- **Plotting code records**
□ □ □ □ □ □ □

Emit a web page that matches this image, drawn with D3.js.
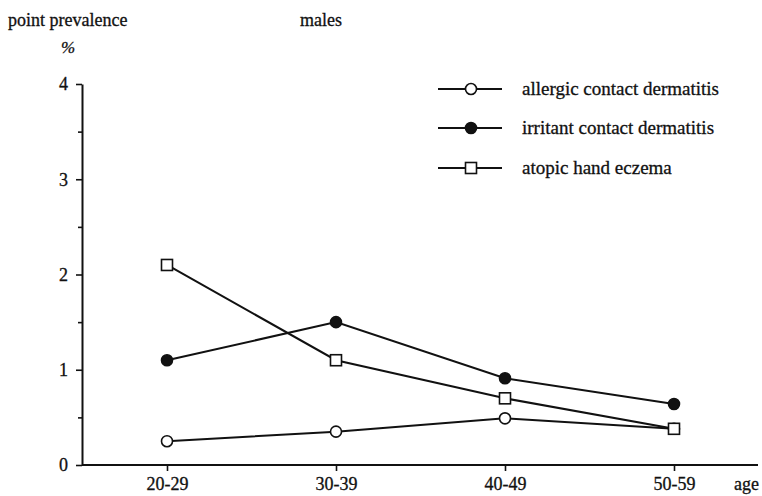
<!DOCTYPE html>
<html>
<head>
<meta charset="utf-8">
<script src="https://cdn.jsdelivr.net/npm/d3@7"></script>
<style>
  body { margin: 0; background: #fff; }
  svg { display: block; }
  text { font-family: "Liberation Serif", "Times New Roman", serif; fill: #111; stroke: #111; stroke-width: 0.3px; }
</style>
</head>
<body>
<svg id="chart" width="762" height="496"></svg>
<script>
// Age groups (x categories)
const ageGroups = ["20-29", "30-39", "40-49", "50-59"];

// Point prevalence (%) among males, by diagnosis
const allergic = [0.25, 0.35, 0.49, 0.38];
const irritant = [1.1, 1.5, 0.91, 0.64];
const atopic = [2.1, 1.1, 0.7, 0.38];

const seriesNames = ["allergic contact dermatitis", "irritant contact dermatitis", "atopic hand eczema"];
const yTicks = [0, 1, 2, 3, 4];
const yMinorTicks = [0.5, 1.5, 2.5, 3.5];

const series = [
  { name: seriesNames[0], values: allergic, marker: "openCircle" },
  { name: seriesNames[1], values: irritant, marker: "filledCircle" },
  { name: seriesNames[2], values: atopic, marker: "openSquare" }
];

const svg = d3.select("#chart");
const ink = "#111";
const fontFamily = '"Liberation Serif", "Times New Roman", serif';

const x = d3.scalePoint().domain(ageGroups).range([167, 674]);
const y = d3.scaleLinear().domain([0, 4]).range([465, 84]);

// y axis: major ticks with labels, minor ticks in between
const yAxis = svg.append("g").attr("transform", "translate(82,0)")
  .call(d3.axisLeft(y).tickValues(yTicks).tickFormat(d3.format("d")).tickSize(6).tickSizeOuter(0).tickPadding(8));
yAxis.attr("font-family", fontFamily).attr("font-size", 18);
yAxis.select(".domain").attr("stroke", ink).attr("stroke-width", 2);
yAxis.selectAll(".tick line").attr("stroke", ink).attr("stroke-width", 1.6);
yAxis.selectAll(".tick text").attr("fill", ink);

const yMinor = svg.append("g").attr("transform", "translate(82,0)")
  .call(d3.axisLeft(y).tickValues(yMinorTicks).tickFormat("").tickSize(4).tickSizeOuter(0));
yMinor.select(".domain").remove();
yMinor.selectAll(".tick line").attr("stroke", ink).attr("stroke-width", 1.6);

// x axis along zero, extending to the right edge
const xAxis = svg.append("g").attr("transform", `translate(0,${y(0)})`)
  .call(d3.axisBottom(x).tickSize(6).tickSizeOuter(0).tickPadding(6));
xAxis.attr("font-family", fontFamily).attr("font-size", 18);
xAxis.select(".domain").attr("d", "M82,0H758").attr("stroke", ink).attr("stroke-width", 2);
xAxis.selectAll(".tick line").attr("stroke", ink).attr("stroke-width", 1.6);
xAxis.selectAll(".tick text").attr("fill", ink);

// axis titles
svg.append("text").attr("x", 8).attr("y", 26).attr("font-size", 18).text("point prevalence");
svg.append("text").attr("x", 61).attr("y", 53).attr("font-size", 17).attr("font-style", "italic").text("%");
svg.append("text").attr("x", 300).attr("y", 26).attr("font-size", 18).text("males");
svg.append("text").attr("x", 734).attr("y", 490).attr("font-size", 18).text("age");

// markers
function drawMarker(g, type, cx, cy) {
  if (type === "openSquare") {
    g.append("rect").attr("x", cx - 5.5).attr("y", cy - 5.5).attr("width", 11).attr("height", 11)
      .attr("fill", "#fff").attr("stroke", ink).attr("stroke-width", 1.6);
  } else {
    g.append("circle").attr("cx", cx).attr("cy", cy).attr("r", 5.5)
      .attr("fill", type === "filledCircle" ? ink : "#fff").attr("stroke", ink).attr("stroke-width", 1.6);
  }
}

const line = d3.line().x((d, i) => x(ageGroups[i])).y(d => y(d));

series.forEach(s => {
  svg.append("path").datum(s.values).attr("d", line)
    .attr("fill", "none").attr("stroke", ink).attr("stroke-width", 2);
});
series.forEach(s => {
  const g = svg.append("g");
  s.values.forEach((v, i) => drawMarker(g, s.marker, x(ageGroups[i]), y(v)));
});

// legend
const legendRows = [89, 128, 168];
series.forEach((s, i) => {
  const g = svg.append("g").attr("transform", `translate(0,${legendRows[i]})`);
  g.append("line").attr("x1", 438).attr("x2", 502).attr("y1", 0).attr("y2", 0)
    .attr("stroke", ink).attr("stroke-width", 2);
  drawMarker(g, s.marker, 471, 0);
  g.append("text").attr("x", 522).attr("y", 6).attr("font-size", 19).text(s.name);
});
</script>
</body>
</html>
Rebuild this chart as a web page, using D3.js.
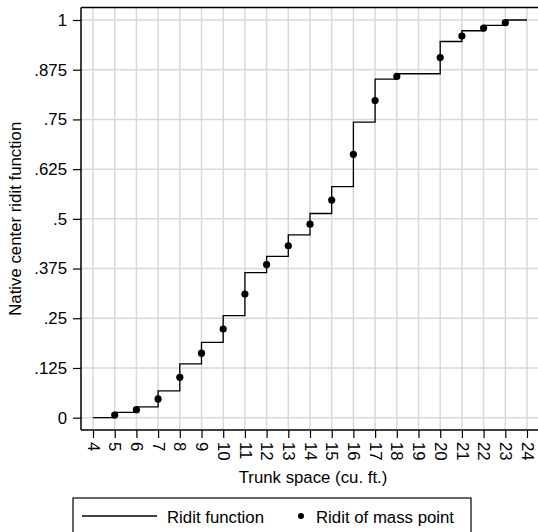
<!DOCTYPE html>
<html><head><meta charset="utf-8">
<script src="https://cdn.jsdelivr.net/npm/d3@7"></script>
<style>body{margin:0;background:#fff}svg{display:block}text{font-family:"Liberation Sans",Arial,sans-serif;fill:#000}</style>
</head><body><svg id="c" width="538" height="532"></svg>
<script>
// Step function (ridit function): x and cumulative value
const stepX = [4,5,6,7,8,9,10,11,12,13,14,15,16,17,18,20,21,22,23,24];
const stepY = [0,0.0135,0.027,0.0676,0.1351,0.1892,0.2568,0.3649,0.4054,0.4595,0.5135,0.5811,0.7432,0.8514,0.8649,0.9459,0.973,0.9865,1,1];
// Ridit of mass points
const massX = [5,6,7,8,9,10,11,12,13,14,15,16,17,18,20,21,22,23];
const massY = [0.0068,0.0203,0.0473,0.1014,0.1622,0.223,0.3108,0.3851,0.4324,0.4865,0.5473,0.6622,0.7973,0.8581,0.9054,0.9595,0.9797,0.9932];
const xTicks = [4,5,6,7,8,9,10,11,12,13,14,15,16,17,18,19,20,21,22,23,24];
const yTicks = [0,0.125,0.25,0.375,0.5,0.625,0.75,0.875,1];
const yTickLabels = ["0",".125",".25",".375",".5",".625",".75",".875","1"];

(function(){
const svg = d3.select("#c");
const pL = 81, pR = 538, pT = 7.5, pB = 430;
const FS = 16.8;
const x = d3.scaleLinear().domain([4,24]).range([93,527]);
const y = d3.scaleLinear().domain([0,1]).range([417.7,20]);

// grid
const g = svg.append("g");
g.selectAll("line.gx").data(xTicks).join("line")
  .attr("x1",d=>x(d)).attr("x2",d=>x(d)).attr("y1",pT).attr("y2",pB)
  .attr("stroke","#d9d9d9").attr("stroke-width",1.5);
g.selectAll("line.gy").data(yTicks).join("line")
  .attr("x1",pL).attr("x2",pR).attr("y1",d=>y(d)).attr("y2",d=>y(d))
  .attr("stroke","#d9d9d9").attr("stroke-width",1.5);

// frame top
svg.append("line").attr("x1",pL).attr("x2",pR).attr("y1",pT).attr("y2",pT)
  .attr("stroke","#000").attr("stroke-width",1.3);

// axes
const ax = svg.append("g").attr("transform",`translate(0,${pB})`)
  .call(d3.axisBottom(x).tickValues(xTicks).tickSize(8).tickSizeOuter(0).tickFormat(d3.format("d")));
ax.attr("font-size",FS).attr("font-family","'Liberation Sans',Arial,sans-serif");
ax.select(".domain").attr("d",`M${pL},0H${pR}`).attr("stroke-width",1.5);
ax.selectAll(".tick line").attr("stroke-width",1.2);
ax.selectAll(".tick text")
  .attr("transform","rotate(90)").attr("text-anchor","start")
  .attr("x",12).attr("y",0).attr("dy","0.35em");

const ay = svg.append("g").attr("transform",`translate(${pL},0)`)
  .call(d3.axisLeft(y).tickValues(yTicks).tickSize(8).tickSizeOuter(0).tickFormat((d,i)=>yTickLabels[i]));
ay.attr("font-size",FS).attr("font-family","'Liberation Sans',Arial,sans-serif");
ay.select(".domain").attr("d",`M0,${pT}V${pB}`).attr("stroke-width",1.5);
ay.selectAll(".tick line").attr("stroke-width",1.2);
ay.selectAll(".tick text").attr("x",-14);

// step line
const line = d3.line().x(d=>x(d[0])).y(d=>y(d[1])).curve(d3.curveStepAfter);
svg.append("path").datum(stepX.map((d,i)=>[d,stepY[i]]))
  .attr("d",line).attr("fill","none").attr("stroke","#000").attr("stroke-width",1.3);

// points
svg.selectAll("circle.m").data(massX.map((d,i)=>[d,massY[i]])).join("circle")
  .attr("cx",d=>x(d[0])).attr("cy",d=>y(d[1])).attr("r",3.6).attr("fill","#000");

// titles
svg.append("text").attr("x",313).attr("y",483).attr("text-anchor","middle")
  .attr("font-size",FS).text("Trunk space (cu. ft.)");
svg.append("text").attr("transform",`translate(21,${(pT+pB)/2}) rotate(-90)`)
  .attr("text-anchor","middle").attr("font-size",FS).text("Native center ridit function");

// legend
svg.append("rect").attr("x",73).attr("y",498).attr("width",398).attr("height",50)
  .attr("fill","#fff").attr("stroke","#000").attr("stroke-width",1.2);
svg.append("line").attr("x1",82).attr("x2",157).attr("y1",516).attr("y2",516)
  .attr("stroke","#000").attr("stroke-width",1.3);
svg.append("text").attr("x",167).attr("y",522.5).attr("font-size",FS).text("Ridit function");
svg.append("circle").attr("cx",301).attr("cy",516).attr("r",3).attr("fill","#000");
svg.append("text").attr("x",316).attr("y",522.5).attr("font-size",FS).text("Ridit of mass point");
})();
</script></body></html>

□ □ □ □ □ □ □

Repeat exactly the lines from the first line of the records above through the line containing "const yMinorTicks = [0.5, 1.5, 2.5, 3.5];", both included. Leave out the pictures.

- **Output**
Emit a web page that matches this image, drawn with D3.js.
<!DOCTYPE html>
<html>
<head>
<meta charset="utf-8">
<script src="https://cdn.jsdelivr.net/npm/d3@7"></script>
<style>
  body { margin: 0; background: #fff; }
  svg { display: block; }
  text { font-family: "Liberation Serif", "Times New Roman", serif; fill: #111; stroke: #111; stroke-width: 0.3px; }
</style>
</head>
<body>
<svg id="chart" width="762" height="496"></svg>
<script>
// Age groups (x categories)
const ageGroups = ["20-29", "30-39", "40-49", "50-59"];

// Point prevalence (%) among males, by diagnosis
const allergic = [0.25, 0.35, 0.49, 0.38];
const irritant = [1.1, 1.5, 0.91, 0.64];
const atopic = [2.1, 1.1, 0.7, 0.38];

const seriesNames = ["allergic contact dermatitis", "irritant contact dermatitis", "atopic hand eczema"];
const yTicks = [0, 1, 2, 3, 4];
const yMinorTicks = [0.5, 1.5, 2.5, 3.5];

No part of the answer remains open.